O autarca da Moita, o concelho mais afectado com o ruído do novo aeroporto, não acredita que as medidas de mitigação possam garantir o bem-estar das populações.

“Os efeitos vão existir de forma tremenda junto da população das freguesias da Baixa da Banheira e Vale da Amoreira. É possível atenuar alguns efeitos nas habitações, com o necessário isolamento através da colocação de vidros duplos ou caixilharias novas, mas a verdade é que não vivemos permanentemente dentro de casa ou estamos no interior dos edifícios. Quando saímos à rua, quando as crianças vão ao recreio brincar, praticar desporto no espaço público ou estamos a passear no jardim, não há mitigação possível para essas situações e o bem-estar da vida das pessoas da zona afectada vai ser severamente prejudicado.”

No capítulo das acessibilidades, Rui Garcia acrescenta a falta da nova ponte sobre o Tejo. “É inaceitável que se pretenda instalar uma infra-estrutura desta dimensão sem considerar, sequer a médio prazo, a questão da Terceira Travessia do Tejo”
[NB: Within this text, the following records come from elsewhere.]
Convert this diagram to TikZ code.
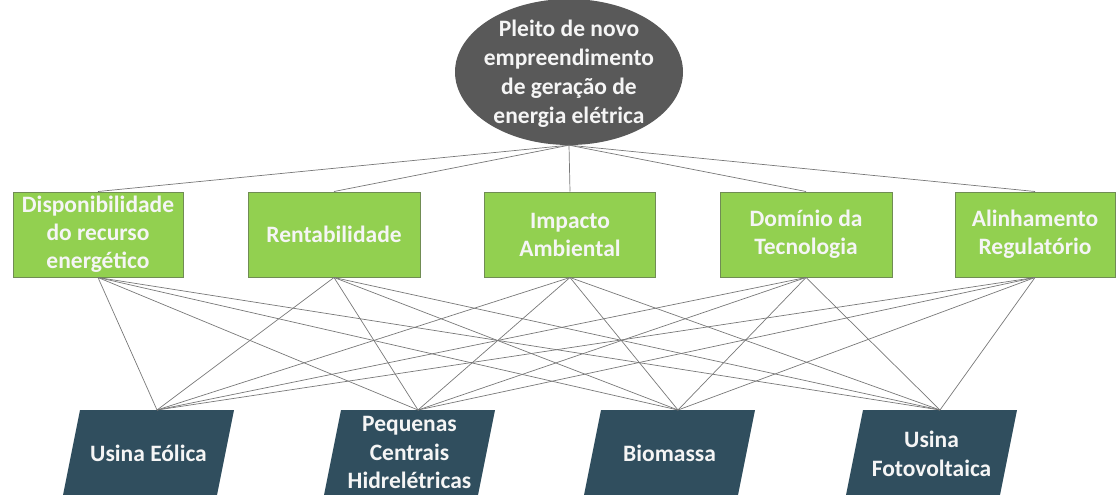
\documentclass[tikz,border=0pt]{standalone}
\usepackage{fontspec}
\setmainfont{Carlito}
\usetikzlibrary{shapes.geometric}
\definecolor{ellgray}{RGB}{89,89,89}
\definecolor{boxgreen}{RGB}{146,208,80}
\definecolor{boxedge}{RGB}{112,140,84}
\definecolor{slate}{RGB}{48,78,94}
\definecolor{linegray}{RGB}{120,120,120}
\definecolor{lighttext}{RGB}{245,245,245}
\begin{document}
\begin{tikzpicture}[x=1pt,y=-1pt,
  crit/.style={draw=boxedge, line width=1pt, fill=boxgreen, minimum height=85pt, inner sep=0pt, align=center, text=lighttext, font=\fontsize{23.5}{28}\selectfont\bfseries},
  goal/.style={ellipse, fill=ellgray, minimum width=228pt, minimum height=146pt, inner xsep=-30pt, inner ysep=-20pt, align=center, text=lighttext, font=\fontsize{23.5}{29}\selectfont\bfseries},
  alttext/.style={inner sep=0pt, align=center, text=lighttext, font=\fontsize{23.5}{28.5}\selectfont\bfseries},
  altshape/.style={fill=slate},
  link/.style={draw=linegray, line width=0.7pt}]
\useasboundingbox (0,0) rectangle (1119,495);
\node[goal] (g) at (569,72) {};
\node[inner sep=0pt, align=center, text=lighttext, font=\fontsize{23.5}{29}\selectfont\bfseries] (gt) at (569,74) {Pleito de novo\\empreendimento\\de geração de\\energia elétrica};
\node[crit, minimum width=170pt] (c1) at (98,234.5) {Disponibilidade\\do recurso\\energético};
\node[crit, minimum width=172pt] (c2) at (334,234.5) {Rentabilidade};
\node[crit, minimum width=171pt] (c3) at (570,234.5) {Impacto\\Ambiental};
\node[crit, minimum width=172pt] (c4) at (806,234.5) {Domínio da\\Tecnologia};
\node[crit, minimum width=160pt] (c5) at (1035,234.5) {Alinhamento\\Regulatório};
% alternatives: parallelograms, top centre at (t,410)
\foreach \t/\n in {157/1,418/2,678/3,940/4} {
  \fill[altshape] (\t-77,410) -- (\t+77,410) -- (\t+59.6,497) -- (\t-94.4,497) -- cycle;
  \coordinate (t\n) at (\t,410);
}
\node[alttext] (a1) at (148.5,453) {Usina Eólica};
\node[alttext] (a2) at (409.5,452.5) {Pequenas\\Centrais\\Hidrelétricas};
\node[alttext] (a3) at (669.5,453) {Biomassa};
\node[alttext] (a4) at (931.5,454) {Usina\\Fotovoltaica};
\foreach \i in {1,...,5} {
  \draw[link] (g.south) -- (c\i.north);
  \foreach \j in {1,...,4} {
    \draw[link] (c\i.south) -- (t\j);
  }
}
\end{tikzpicture}
\end{document}
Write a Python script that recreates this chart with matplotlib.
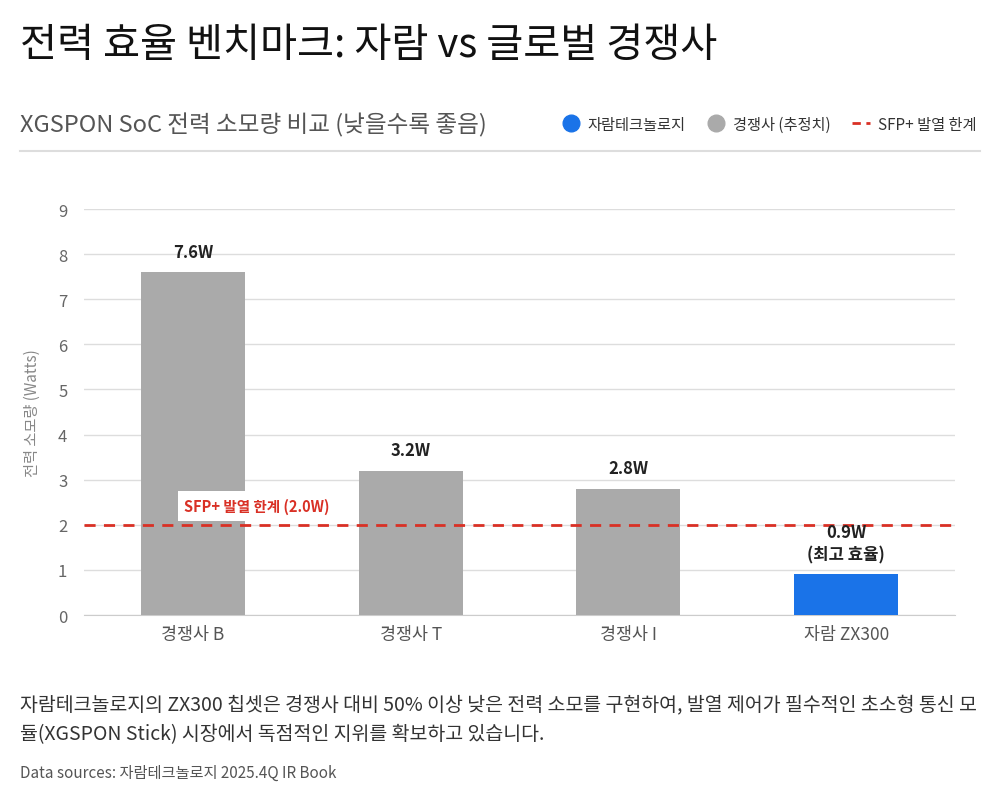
import matplotlib
matplotlib.use("Agg")
import matplotlib.pyplot as plt
from matplotlib.lines import Line2D

plt.rcParams['font.family'] = ['Noto Sans CJK KR', 'DejaVu Sans']

categories = ["경쟁사 B", "경쟁사 T", "경쟁사 I", "자람 ZX300"]
values = [7.6, 3.2, 2.8, 0.9]
labels = ["7.6W", "3.2W", "2.8W", "0.9W\n(최고 효율)"]
is_jaram = [False, False, False, True]
limit_value = 2.0
limit_label = "SFP+ 발열 한계 (2.0W)"
yticks = list(range(0, 10))

BLUE = "#1a73e8"
GRAY = "#aaaaaa"
RED = "#d93025"

fig = plt.figure(figsize=(10, 8.04), dpi=100)
ax = fig.add_axes([0.084, 0.2338, 0.871, 0.505])

x = list(range(len(categories)))
colors = [BLUE if j else GRAY for j in is_jaram]
ax.bar(x, values, width=0.477, color=colors, zorder=3)

ax.set_xlim(-0.5, len(categories) - 0.5)
ax.set_ylim(0, 9)
ax.set_yticks(yticks)
ax.set_xticks(x)
ax.set_xticklabels(categories, fontsize=12.5, color="#555555")
ax.tick_params(axis='y', labelsize=12, labelcolor="#666666", length=0, pad=12)
ax.tick_params(axis='x', length=0, pad=7)
ax.grid(axis='y', color="#dddddd", linewidth=1, zorder=0)
for s in ["top", "right", "left"]:
    ax.spines[s].set_visible(False)
ax.spines["bottom"].set_color("#cccccc")
ax.set_ylabel("전력 소모량 (Watts)", fontsize=11, color="#888888", labelpad=12)

for xi, v, lab in zip(x, values, labels):
    ax.text(xi, v + 0.25, lab, ha='center', va='bottom', fontsize=12,
            fontweight='bold', color="#222222", zorder=5, linespacing=1.3)

ax.axhline(limit_value, color=RED, linestyle=(0, (4, 3)), linewidth=2, zorder=4)
ax.text(-0.04, limit_value + 0.42, limit_label, ha='left', va='center', fontsize=10.5,
        fontweight='bold', color=RED, zorder=5,
        bbox=dict(boxstyle="square,pad=0.45", fc="white", ec="none"))

fig.text(0.02, 0.944, "전력 효율 벤치마크: 자람 vs 글로벌 경쟁사", fontsize=29,
         color="#111111", va='center', ha='left')
fig.text(0.02, 0.8445, "XGSPON SoC 전력 소모량 비교 (낮을수록 좋음)", fontsize=17,
         color="#555555", va='center', ha='left')

handles = [
    Line2D([0], [0], marker='o', linestyle='none', markersize=12,
           markerfacecolor=BLUE, markeredgecolor=BLUE),
    Line2D([0], [0], marker='o', linestyle='none', markersize=12,
           markerfacecolor=GRAY, markeredgecolor=GRAY),
    Line2D([0], [0], color=RED, linestyle=(0, (3, 2)), linewidth=2),
]
leg_labels = ["자람테크놀로지", "경쟁사 (추정치)", "SFP+ 발열 한계"]
leg = fig.legend(handles, leg_labels, loc='center right', bbox_to_anchor=(0.99, 0.8445),
                 ncol=3, frameon=False, fontsize=11, handlelength=1.2,
                 handletextpad=0.5, columnspacing=1.4)
for t in leg.get_texts():
    t.set_color("#333333")

fig.add_artist(Line2D([0.02, 0.98], [1 - 152 / 804, 1 - 152 / 804],
                      color="#dddddd", linewidth=1.5, transform=fig.transFigure))

fig.text(0.02, 1 - 706 / 804,
         "자람테크놀로지의 ZX300 칩셋은 경쟁사 대비 50% 이상 낮은 전력 소모를 구현하여, 발열 제어가 필수적인 초소형 통신 모",
         fontsize=14, color="#333333", va='center', ha='left')
fig.text(0.02, 1 - 735 / 804,
         "듈(XGSPON Stick) 시장에서 독점적인 지위를 확보하고 있습니다.",
         fontsize=14, color="#333333", va='center', ha='left')
fig.text(0.02, 1 - 773 / 804, "Data sources: 자람테크놀로지 2025.4Q IR Book",
         fontsize=11, color="#555555", va='center', ha='left')

fig.savefig("out.png", dpi=100, facecolor="white")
“O que a APA afirma ser necessário são os barcos da Transtejo, entre outras medidas pontuais que são sempre positivas, mas o cerne da questão é a necessidade da terceira travessia, com a componente ferroviária, porque só isso é que pode desbloquear a situação para ligar as duas margens”, defende o autarca comunista.